> _PROBLEM TO WORK ON_:
Images should be left out, and everything else in the listing reproduced exactly.

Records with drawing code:
------------------------------------
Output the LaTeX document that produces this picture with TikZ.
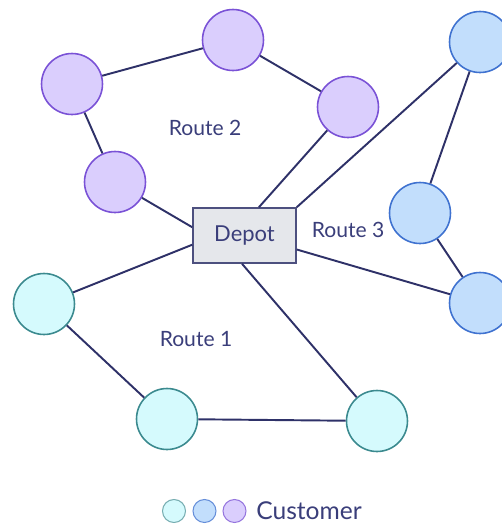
\documentclass[tikz,border=0pt]{standalone}
\usepackage{fontspec}
\setmainfont{Lato}
\usepackage{tikz}
\usetikzlibrary{positioning}
\definecolor{routeink}{RGB}{46,49,104}
\definecolor{labelink}{RGB}{58,62,122}
\definecolor{custpurple}{RGB}{122,82,214}
\definecolor{custpurplefill}{RGB}{218,206,253}
\definecolor{custblue}{RGB}{63,114,208}
\definecolor{custbluefill}{RGB}{194,222,252}
\definecolor{custcyan}{RGB}{59,138,143}
\definecolor{custcyanfill}{RGB}{213,250,253}
\definecolor{depotfill}{RGB}{229,231,235}
\tikzset{
    % customer vertex, one colour per route
    customer/.style={
        circle, minimum size=1.22cm, inner sep=0pt, line width=0.9pt
    },
    purplecust/.style={customer, draw=custpurple, fill=custpurplefill},
    bluecust/.style={customer, draw=custblue, fill=custbluefill},
    cyancust/.style={customer, draw=custcyan, fill=custcyanfill},
    % depot box
    depotbox/.style={
        draw=routeink!85, fill=depotfill, line width=0.9pt,
        minimum width=2.06cm, minimum height=1.1cm,
        font=\fontsize{12.5}{14}\selectfont, text=labelink
    },
    routelabel/.style={font=\fontsize{12}{14}\selectfont, text=labelink},
    % legend dots
    legenddot/.style={circle, minimum size=0.46cm, inner sep=0pt, line width=0.6pt},
}
\tikzset{
    routeedge/.style={line width=1.1pt, routeink},
}

\begin{document}
\begin{tikzpicture}[x=0.02cm,y=-0.02cm]
  \useasboundingbox (0,0) rectangle (502,529);

  % depot
  \node[depotbox] (depot) at (244.5,235.5) {Depot};

  % route 2 (purple)
  \node[purplecust] (p1) at (72,84)   {};
  \node[purplecust] (p2) at (233,40)  {};
  \node[purplecust] (p3) at (348,107) {};
  \node[purplecust] (p4) at (115,182) {};

  % route 3 (blue)
  \node[bluecust] (b1) at (480,42)  {};
  \node[bluecust] (b2) at (420,213) {};
  \node[bluecust] (b3) at (480,303) {};

  % route 1 (cyan)
  \node[cyancust] (c1) at (44,304)  {};
  \node[cyancust] (c2) at (167,419) {};
  \node[cyancust] (c3) at (377,421) {};

  % edges
  \draw[routeedge] (depot.171.7) -- (p4);
  \draw[routeedge] (p4) -- (p1);
  \draw[routeedge] (p1) -- (p2);
  \draw[routeedge] (p2) -- (p3);
  \draw[routeedge] (p3) -- (depot.63.9);

  \draw[routeedge] (depot.north east) -- (b1);
  \draw[routeedge] (b1) -- (b2);
  \draw[routeedge] (b2) -- (b3);
  \draw[routeedge] (b3) -- (depot.-15.7);

  \draw[routeedge] (depot.190.5) -- (c1);
  \draw[routeedge] (c1) -- (c2);
  \draw[routeedge] (c2) -- (c3);
  \draw[routeedge] (c3) -- (depot.265);

  % route labels
  \node[routelabel] (lab2) at (205,128) {Route 2};
  \node[routelabel] (lab3) at (348,230) {Route 3};
  \node[routelabel] (lab1) at (196,339) {Route 1};

  % legend
  \node[legenddot, draw=custcyan!70, fill=custcyanfill] (lg1) at (174,511) {};
  \node[legenddot, draw=custblue!80, fill=custbluefill] (lg2) at (204.5,511) {};
  \node[legenddot, draw=custpurple!80, fill=custpurplefill] (lg3) at (234.5,511) {};
  \node[font=\fontsize{14}{16}\selectfont, text=labelink, anchor=west, inner sep=0pt]
       (lgtext) at (256,511) {Customer};
\end{tikzpicture}
\end{document}
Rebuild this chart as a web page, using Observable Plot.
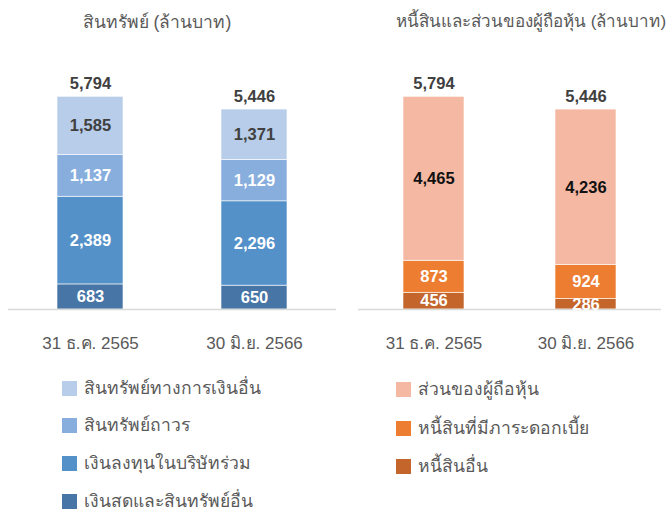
------------------------------------
> _EXERCISE RESULT_:
Output the LaTeX document that produces this picture with TikZ.
\documentclass[tikz,border=0pt]{standalone}
\usepackage{fontspec}
\setmainfont{Lato}
\usepackage{tikz}
\usetikzlibrary{positioning}
\definecolor{routeink}{RGB}{46,49,104}
\definecolor{labelink}{RGB}{58,62,122}
\definecolor{custpurple}{RGB}{122,82,214}
\definecolor{custpurplefill}{RGB}{218,206,253}
\definecolor{custblue}{RGB}{63,114,208}
\definecolor{custbluefill}{RGB}{194,222,252}
\definecolor{custcyan}{RGB}{59,138,143}
\definecolor{custcyanfill}{RGB}{213,250,253}
\definecolor{depotfill}{RGB}{229,231,235}
\tikzset{
    % customer vertex, one colour per route
    customer/.style={
        circle, minimum size=1.22cm, inner sep=0pt, line width=0.9pt
    },
    purplecust/.style={customer, draw=custpurple, fill=custpurplefill},
    bluecust/.style={customer, draw=custblue, fill=custbluefill},
    cyancust/.style={customer, draw=custcyan, fill=custcyanfill},
    % depot box
    depotbox/.style={
        draw=routeink!85, fill=depotfill, line width=0.9pt,
        minimum width=2.06cm, minimum height=1.1cm,
        font=\fontsize{12.5}{14}\selectfont, text=labelink
    },
    routelabel/.style={font=\fontsize{12}{14}\selectfont, text=labelink},
    % legend dots
    legenddot/.style={circle, minimum size=0.46cm, inner sep=0pt, line width=0.6pt},
}
\tikzset{
    routeedge/.style={line width=1.1pt, routeink},
}

\begin{document}
\begin{tikzpicture}[x=0.02cm,y=-0.02cm]
  \useasboundingbox (0,0) rectangle (502,529);

  % depot
  \node[depotbox] (depot) at (244.5,235.5) {Depot};

  % route 2 (purple)
  \node[purplecust] (p1) at (72,84)   {};
  \node[purplecust] (p2) at (233,40)  {};
  \node[purplecust] (p3) at (348,107) {};
  \node[purplecust] (p4) at (115,182) {};

  % route 3 (blue)
  \node[bluecust] (b1) at (480,42)  {};
  \node[bluecust] (b2) at (420,213) {};
  \node[bluecust] (b3) at (480,303) {};

  % route 1 (cyan)
  \node[cyancust] (c1) at (44,304)  {};
  \node[cyancust] (c2) at (167,419) {};
  \node[cyancust] (c3) at (377,421) {};

  % edges
  \draw[routeedge] (depot.171.7) -- (p4);
  \draw[routeedge] (p4) -- (p1);
  \draw[routeedge] (p1) -- (p2);
  \draw[routeedge] (p2) -- (p3);
  \draw[routeedge] (p3) -- (depot.63.9);

  \draw[routeedge] (depot.north east) -- (b1);
  \draw[routeedge] (b1) -- (b2);
  \draw[routeedge] (b2) -- (b3);
  \draw[routeedge] (b3) -- (depot.-15.7);

  \draw[routeedge] (depot.190.5) -- (c1);
  \draw[routeedge] (c1) -- (c2);
  \draw[routeedge] (c2) -- (c3);
  \draw[routeedge] (c3) -- (depot.265);

  % route labels
  \node[routelabel] (lab2) at (205,128) {Route 2};
  \node[routelabel] (lab3) at (348,230) {Route 3};
  \node[routelabel] (lab1) at (196,339) {Route 1};

  % legend
  \node[legenddot, draw=custcyan!70, fill=custcyanfill] (lg1) at (174,511) {};
  \node[legenddot, draw=custblue!80, fill=custbluefill] (lg2) at (204.5,511) {};
  \node[legenddot, draw=custpurple!80, fill=custpurplefill] (lg3) at (234.5,511) {};
  \node[font=\fontsize{14}{16}\selectfont, text=labelink, anchor=west, inner sep=0pt]
       (lgtext) at (256,511) {Customer};
\end{tikzpicture}
\end{document}
Rebuild this chart as a web page, using Observable Plot.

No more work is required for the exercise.